TO BE DONE
Copy the records that follow exactly as written, but not their pictures.

--- Start EXTRACTED MATERIAL ---

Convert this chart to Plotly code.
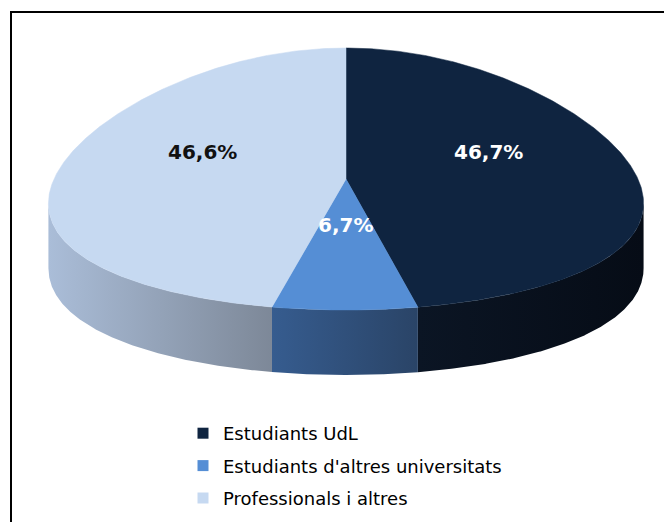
import numpy as np
import plotly.graph_objects as go

categories = ["Estudiants UdL", "Estudiants d'altres universitats", "Professionals i altres"]
values = [46.7, 6.7, 46.6]
labels = ["46,7%", "6,7%", "46,6%"]

top_colors = ["#0F2440", "#558ED5", "#C6D9F1"]
side_colors = [("#0B1524", "#060C16"), ("#365C8F", "#2A4467"), ("#AABDD8", "#7D8898")]
label_colors = ["#FFFFFF", "#FFFFFF", "#111111"]
label_pos = [(488, 152), (345, 225), (202, 152)]

# geometry of the tilted pie (pixels)
CX, CY, R, RY, K, DEPTH = 346, 179, 292, 131, 0.2, 65
OFF = 8  # page body margin


def rim(theta_deg, drop=0.0):
    t = np.radians(theta_deg)
    x = CX + R * np.sin(t) * (1 - K * np.cos(t))
    y = CY - RY * np.cos(t) + drop
    return x, y


grid = np.linspace(0, 360, 3601)
gx, _ = rim(grid)
theta_right = grid[np.argmax(gx)]
theta_left = grid[np.argmin(gx)]

total = sum(values)
bounds = np.concatenate([[0], np.cumsum(values) / total * 360])

fig = go.Figure()

# legend entries
for i, name in enumerate(categories):
    fig.add_trace(go.Scatter(
        x=[None], y=[None], mode="markers", name=name, legendgroup=str(i),
        marker=dict(symbol="square", size=11, color=top_colors[i]),
        hoverinfo="skip"))

# side walls
for i in range(len(values)):
    a, b = bounds[i], bounds[i + 1]
    a2, b2 = max(a, theta_right), min(b, theta_left)
    if b2 <= a2:
        continue
    th = np.linspace(a2, b2, 200)
    xt, yt = rim(th)
    xb, yb = rim(th[::-1], DEPTH)
    xs = np.concatenate([xt, xb, xt[:1]])
    ys = np.concatenate([yt, yb, yt[:1]])
    fig.add_trace(go.Scatter(
        x=xs, y=ys, mode="lines", fill="toself", line=dict(width=0),
        fillgradient=dict(type="horizontal",
                          colorscale=[[0, side_colors[i][0]], [1, side_colors[i][1]]]),
        showlegend=False, hoverinfo="skip"))

# top faces
for i in range(len(values)):
    a, b = bounds[i], bounds[i + 1]
    th = np.linspace(a, b, 400)
    xt, yt = rim(th)
    xs = np.concatenate([[CX], xt, [CX]])
    ys = np.concatenate([[CY], yt, [CY]])
    fig.add_trace(go.Scatter(
        x=xs, y=ys, mode="lines", fill="toself", fillcolor=top_colors[i],
        line=dict(width=0.5, color=top_colors[i]),
        showlegend=False, hoverinfo="skip"))

for i, txt in enumerate(labels):
    fig.add_annotation(x=label_pos[i][0], y=label_pos[i][1], text=f"<b>{txt}</b>",
                       showarrow=False, xref="x", yref="y",
                       font=dict(family="DejaVu Sans", size=20, color=label_colors[i]))

fig.add_shape(type="rect", x0=11, y0=12, x1=720, y1=580, xref="x", yref="y",
              line=dict(color="#000000", width=2))

fig.update_layout(
    width=672, height=522,
    margin=dict(l=0, r=0, t=0, b=0),
    paper_bgcolor="white", plot_bgcolor="white",
    xaxis=dict(range=[OFF, 672 + OFF], visible=False, fixedrange=True),
    yaxis=dict(range=[522 + OFF, OFF], visible=False, fixedrange=True),
    showlegend=True,
    legend=dict(x=175 / 672, xanchor="left", y=1 - 407 / 522, yanchor="top",
                font=dict(family="DejaVu Sans", size=18, color="#000000"),
                tracegroupgap=6, bgcolor="rgba(0,0,0,0)"),
)

fig.write_html("out.html")
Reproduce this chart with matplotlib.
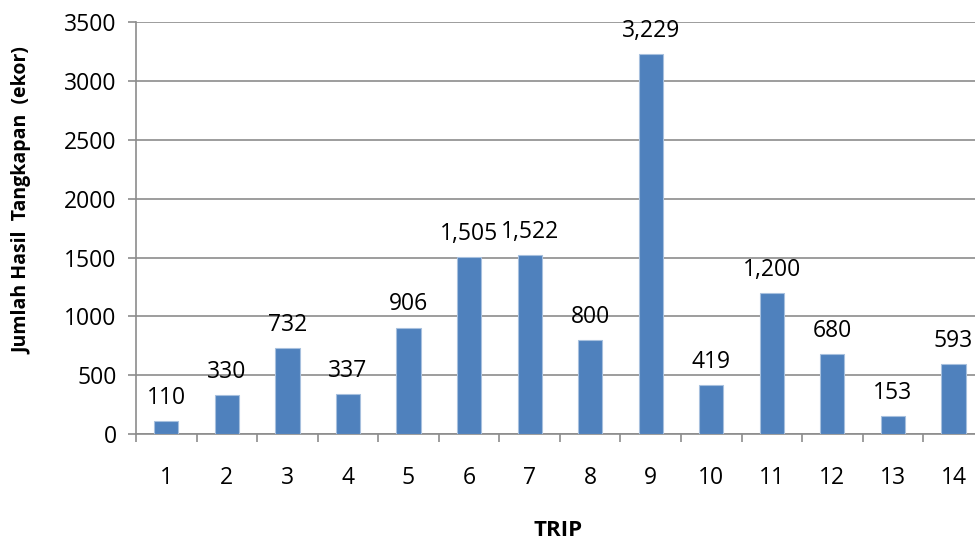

--- End EXTRACTED MATERIAL ---

THE RESULT
Convert this chart to Plotly code.
import numpy as np
import plotly.graph_objects as go

categories = ["Estudiants UdL", "Estudiants d'altres universitats", "Professionals i altres"]
values = [46.7, 6.7, 46.6]
labels = ["46,7%", "6,7%", "46,6%"]

top_colors = ["#0F2440", "#558ED5", "#C6D9F1"]
side_colors = [("#0B1524", "#060C16"), ("#365C8F", "#2A4467"), ("#AABDD8", "#7D8898")]
label_colors = ["#FFFFFF", "#FFFFFF", "#111111"]
label_pos = [(488, 152), (345, 225), (202, 152)]

# geometry of the tilted pie (pixels)
CX, CY, R, RY, K, DEPTH = 346, 179, 292, 131, 0.2, 65
OFF = 8  # page body margin


def rim(theta_deg, drop=0.0):
    t = np.radians(theta_deg)
    x = CX + R * np.sin(t) * (1 - K * np.cos(t))
    y = CY - RY * np.cos(t) + drop
    return x, y


grid = np.linspace(0, 360, 3601)
gx, _ = rim(grid)
theta_right = grid[np.argmax(gx)]
theta_left = grid[np.argmin(gx)]

total = sum(values)
bounds = np.concatenate([[0], np.cumsum(values) / total * 360])

fig = go.Figure()

# legend entries
for i, name in enumerate(categories):
    fig.add_trace(go.Scatter(
        x=[None], y=[None], mode="markers", name=name, legendgroup=str(i),
        marker=dict(symbol="square", size=11, color=top_colors[i]),
        hoverinfo="skip"))

# side walls
for i in range(len(values)):
    a, b = bounds[i], bounds[i + 1]
    a2, b2 = max(a, theta_right), min(b, theta_left)
    if b2 <= a2:
        continue
    th = np.linspace(a2, b2, 200)
    xt, yt = rim(th)
    xb, yb = rim(th[::-1], DEPTH)
    xs = np.concatenate([xt, xb, xt[:1]])
    ys = np.concatenate([yt, yb, yt[:1]])
    fig.add_trace(go.Scatter(
        x=xs, y=ys, mode="lines", fill="toself", line=dict(width=0),
        fillgradient=dict(type="horizontal",
                          colorscale=[[0, side_colors[i][0]], [1, side_colors[i][1]]]),
        showlegend=False, hoverinfo="skip"))

# top faces
for i in range(len(values)):
    a, b = bounds[i], bounds[i + 1]
    th = np.linspace(a, b, 400)
    xt, yt = rim(th)
    xs = np.concatenate([[CX], xt, [CX]])
    ys = np.concatenate([[CY], yt, [CY]])
    fig.add_trace(go.Scatter(
        x=xs, y=ys, mode="lines", fill="toself", fillcolor=top_colors[i],
        line=dict(width=0.5, color=top_colors[i]),
        showlegend=False, hoverinfo="skip"))

for i, txt in enumerate(labels):
    fig.add_annotation(x=label_pos[i][0], y=label_pos[i][1], text=f"<b>{txt}</b>",
                       showarrow=False, xref="x", yref="y",
                       font=dict(family="DejaVu Sans", size=20, color=label_colors[i]))

fig.add_shape(type="rect", x0=11, y0=12, x1=720, y1=580, xref="x", yref="y",
              line=dict(color="#000000", width=2))

fig.update_layout(
    width=672, height=522,
    margin=dict(l=0, r=0, t=0, b=0),
    paper_bgcolor="white", plot_bgcolor="white",
    xaxis=dict(range=[OFF, 672 + OFF], visible=False, fixedrange=True),
    yaxis=dict(range=[522 + OFF, OFF], visible=False, fixedrange=True),
    showlegend=True,
    legend=dict(x=175 / 672, xanchor="left", y=1 - 407 / 522, yanchor="top",
                font=dict(family="DejaVu Sans", size=18, color="#000000"),
                tracegroupgap=6, bgcolor="rgba(0,0,0,0)"),
)

fig.write_html("out.html")
Reproduce this chart with matplotlib.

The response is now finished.